Is it normal to have 25 topics in worker labels, but 244 topics in expert labels? (stage1-dev and stage2-dev READMEs confirm these counts!)

In [None]:
common_expert_worker_topic_ids = expert_label_topic_ids & worker_label_topic_ids
str(len(common_expert_worker_topic_ids)) + ' topics in common (NIST expert labels and development worker labels)'

In [None]:
judgement_labels_2011 = read_judgement_labels(JUDGEMENT_FILE)
str(len(judgement_labels_2011)) + ' judgement labels'

### 2011 Judgement Data

In [None]:
judgement_topic_ids = { l.topic_id for l in judgement_labels_2011 }
len(judgement_topic_ids)

In [None]:
print(len(judgement_topic_ids & expert_label_topic_ids))
print(len(judgement_topic_ids & worker_label_topic_ids))

In [None]:
# Clear out labels deemed irrelevant (e.g. ones used for worker assessment).

useful_judgement_labels_2011 = [l for l in judgement_labels_2011 if l.is_useful()]

In [None]:
useful_judgement_topic_ids = { l.topic_id for l in useful_judgement_labels_2011 }
print("%d different topics in 2011 judgement data" % len(useful_judgement_topic_ids))
print("%d topics in common between 2011 judgement data and original NIST expert label data." %
      len(useful_judgement_topic_ids & expert_label_topic_ids))
print("%d topics in common between 2011 judgement data and original (dev) worker label data." % 
      len(useful_judgement_topic_ids & worker_label_topic_ids))

### 2011 Test Data

In [None]:
test_data_shared = read_expert_labels(TEST_LABEL_FILE_SHARED, header=True, sep=',')
test_data_team = read_expert_labels(TEST_LABEL_FILE_TEAMS, header=True, sep=',')

print(len(test_data_shared))
print("First 5:\n" + "\n".join([str(d) for d in test_data_shared[:5]]))
print("Last 5:\n" + "\n".join([str(d) for d in test_data_shared[-5:]]))

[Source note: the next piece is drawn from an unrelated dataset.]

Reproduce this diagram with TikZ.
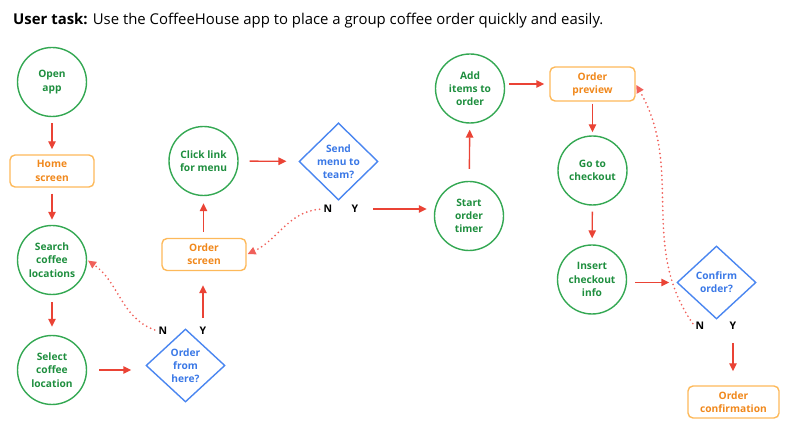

test_data = test_data_shared + test_data_team
print("Last 5 (after merge):")
print("\n".join([str(d) for d in test_data[-5:]]))

In [None]:
test_topic_ids = { l.topic_id for l in test_data }
print("%d different topics in test data." % len(test_topic_ids))

In [None]:
print(len(test_topic_ids & useful_judgement_topic_ids))

In [None]:
print(len(test_topic_ids & expert_label_topic_ids))

In [None]:
print(len(test_topic_ids & worker_label_topic_ids))

## Summary
 * Full topic overlap between judgement data and test data.
 * 6% (2/30) topic overlap between expert label data and test data.
 * 0% (0/30) topic overlap between original worker consensus training data labels and test data.